§ The exercise: Show all lines from the data that include the word "this".

(Entries with chart source code)
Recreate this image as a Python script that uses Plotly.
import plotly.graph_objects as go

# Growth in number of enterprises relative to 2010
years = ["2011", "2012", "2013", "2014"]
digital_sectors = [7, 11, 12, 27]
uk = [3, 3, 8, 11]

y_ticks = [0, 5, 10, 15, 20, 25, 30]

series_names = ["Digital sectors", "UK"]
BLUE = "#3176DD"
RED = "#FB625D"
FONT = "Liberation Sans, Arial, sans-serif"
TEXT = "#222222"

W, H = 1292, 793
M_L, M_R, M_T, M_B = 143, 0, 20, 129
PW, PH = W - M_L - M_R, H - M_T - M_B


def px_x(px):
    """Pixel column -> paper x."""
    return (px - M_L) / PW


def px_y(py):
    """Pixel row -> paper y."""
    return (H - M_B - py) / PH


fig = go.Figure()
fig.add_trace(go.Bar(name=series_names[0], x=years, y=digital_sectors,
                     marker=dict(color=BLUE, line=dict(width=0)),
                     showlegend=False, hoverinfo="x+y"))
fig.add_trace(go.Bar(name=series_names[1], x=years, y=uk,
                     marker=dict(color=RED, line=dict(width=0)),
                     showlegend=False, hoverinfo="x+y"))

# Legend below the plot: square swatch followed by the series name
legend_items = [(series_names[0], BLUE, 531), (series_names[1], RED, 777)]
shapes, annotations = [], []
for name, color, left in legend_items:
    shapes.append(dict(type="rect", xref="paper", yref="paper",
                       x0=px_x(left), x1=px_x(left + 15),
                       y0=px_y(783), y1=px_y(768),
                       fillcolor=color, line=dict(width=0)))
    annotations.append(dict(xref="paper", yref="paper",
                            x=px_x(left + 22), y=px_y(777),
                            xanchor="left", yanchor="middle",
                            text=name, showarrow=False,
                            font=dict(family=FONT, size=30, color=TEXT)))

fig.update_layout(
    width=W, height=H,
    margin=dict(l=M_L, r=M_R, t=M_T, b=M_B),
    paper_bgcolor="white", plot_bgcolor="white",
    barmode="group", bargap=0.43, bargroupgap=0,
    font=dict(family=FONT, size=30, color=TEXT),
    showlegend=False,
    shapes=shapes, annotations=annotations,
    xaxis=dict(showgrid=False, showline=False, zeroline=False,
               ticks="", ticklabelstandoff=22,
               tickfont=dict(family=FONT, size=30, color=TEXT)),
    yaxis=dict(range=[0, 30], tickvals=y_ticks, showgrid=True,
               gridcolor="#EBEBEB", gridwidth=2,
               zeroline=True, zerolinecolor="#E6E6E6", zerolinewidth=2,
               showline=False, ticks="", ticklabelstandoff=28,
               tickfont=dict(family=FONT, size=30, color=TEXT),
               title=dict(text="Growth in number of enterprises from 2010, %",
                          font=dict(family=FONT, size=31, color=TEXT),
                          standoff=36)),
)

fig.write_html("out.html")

...

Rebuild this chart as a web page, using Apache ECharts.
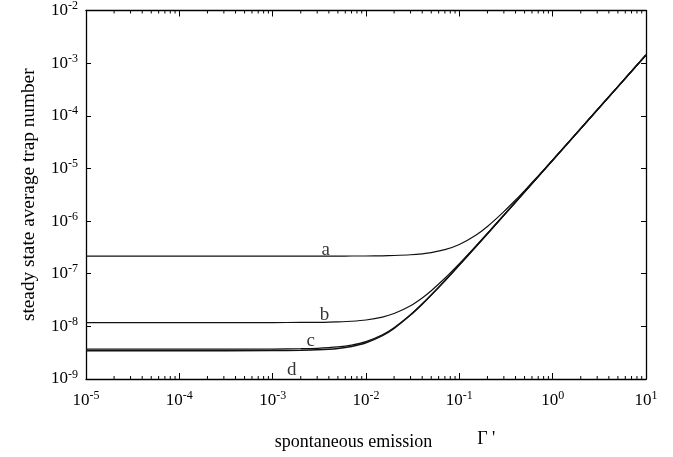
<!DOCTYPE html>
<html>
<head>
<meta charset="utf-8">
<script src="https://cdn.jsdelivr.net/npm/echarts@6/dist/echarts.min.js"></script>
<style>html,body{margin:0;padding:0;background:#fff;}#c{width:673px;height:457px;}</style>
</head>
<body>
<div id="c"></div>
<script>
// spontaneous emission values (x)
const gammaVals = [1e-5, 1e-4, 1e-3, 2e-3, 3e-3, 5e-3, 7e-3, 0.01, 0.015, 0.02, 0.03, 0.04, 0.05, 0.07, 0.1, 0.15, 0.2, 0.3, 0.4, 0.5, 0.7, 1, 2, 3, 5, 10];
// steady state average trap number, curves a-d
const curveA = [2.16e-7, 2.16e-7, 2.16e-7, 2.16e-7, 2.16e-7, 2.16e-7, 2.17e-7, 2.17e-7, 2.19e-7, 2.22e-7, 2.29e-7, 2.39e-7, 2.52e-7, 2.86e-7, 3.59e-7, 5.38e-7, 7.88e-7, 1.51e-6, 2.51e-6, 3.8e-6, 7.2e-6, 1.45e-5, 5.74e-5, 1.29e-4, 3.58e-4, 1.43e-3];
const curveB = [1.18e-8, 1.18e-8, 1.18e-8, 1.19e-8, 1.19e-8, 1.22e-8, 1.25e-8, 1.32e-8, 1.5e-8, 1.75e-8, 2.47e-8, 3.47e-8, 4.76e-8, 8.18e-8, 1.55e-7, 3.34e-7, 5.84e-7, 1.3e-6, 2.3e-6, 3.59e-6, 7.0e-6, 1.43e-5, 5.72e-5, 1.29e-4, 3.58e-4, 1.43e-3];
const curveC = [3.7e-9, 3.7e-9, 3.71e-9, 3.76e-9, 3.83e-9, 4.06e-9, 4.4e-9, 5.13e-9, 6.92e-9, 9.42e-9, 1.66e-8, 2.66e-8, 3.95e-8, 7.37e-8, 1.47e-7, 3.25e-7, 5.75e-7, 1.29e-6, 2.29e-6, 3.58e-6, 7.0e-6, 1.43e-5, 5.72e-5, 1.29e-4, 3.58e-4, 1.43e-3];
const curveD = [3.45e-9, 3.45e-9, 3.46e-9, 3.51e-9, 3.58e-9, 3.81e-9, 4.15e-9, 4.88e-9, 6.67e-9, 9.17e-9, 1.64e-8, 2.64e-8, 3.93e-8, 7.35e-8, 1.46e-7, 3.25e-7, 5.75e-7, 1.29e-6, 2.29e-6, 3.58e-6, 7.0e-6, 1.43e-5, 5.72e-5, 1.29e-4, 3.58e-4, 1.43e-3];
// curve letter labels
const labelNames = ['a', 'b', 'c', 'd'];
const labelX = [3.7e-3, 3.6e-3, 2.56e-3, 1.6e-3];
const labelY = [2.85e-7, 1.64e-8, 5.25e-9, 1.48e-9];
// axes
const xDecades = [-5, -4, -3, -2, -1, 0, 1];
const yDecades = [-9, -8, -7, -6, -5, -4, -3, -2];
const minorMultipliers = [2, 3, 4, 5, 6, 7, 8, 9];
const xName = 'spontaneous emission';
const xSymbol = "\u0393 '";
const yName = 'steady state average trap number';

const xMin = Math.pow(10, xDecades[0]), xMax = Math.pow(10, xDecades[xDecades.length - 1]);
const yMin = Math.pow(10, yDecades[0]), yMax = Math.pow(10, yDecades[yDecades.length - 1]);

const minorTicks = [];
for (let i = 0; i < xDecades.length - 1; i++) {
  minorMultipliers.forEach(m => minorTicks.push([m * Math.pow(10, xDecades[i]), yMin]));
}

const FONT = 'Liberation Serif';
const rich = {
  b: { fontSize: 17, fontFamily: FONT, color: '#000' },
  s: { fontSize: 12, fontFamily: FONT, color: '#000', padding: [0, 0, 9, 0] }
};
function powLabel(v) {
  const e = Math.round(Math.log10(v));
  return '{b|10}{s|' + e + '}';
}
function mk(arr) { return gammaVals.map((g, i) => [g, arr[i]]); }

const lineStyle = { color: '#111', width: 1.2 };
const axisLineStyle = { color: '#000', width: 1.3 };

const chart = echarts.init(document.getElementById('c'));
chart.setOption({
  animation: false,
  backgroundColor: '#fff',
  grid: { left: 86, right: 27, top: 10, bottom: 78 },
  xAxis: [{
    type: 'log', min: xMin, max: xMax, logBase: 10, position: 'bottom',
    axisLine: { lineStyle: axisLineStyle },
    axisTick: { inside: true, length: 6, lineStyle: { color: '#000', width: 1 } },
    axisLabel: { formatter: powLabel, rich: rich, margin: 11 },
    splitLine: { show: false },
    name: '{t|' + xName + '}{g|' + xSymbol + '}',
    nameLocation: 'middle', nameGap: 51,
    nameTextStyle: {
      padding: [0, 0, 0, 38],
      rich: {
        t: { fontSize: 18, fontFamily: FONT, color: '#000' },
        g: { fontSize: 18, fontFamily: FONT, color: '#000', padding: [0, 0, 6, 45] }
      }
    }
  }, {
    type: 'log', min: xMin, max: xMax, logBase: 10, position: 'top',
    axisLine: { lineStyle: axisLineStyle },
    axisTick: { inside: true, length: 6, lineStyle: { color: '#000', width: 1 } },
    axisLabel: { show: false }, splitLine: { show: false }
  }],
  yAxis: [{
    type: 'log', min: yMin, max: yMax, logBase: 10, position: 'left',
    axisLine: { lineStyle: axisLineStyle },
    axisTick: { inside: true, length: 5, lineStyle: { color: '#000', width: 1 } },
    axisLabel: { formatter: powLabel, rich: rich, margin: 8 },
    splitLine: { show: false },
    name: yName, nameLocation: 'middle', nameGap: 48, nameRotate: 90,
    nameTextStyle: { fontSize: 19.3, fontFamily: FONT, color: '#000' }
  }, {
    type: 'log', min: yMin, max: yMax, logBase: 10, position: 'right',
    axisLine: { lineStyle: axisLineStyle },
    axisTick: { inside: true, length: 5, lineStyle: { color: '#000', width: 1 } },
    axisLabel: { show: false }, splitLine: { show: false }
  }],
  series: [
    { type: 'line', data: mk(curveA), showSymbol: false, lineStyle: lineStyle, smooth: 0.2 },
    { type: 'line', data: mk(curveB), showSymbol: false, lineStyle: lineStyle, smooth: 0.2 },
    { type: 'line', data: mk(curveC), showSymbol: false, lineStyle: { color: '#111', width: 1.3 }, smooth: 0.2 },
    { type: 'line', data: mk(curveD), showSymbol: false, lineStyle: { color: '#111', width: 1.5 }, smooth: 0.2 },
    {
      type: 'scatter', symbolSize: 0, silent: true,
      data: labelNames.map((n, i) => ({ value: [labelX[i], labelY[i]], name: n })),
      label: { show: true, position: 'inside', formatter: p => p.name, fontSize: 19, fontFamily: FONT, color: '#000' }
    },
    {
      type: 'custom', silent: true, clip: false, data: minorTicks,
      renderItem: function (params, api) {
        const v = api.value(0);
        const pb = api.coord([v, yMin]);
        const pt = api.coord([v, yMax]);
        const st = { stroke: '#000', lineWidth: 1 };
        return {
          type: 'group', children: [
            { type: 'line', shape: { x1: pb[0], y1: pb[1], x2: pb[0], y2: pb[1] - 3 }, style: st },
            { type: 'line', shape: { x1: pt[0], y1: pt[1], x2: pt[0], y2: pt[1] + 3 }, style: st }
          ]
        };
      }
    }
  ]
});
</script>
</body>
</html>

§ The answer:
Recreate this image as a Python script that uses Plotly.
Rebuild this chart as a web page, using Apache ECharts.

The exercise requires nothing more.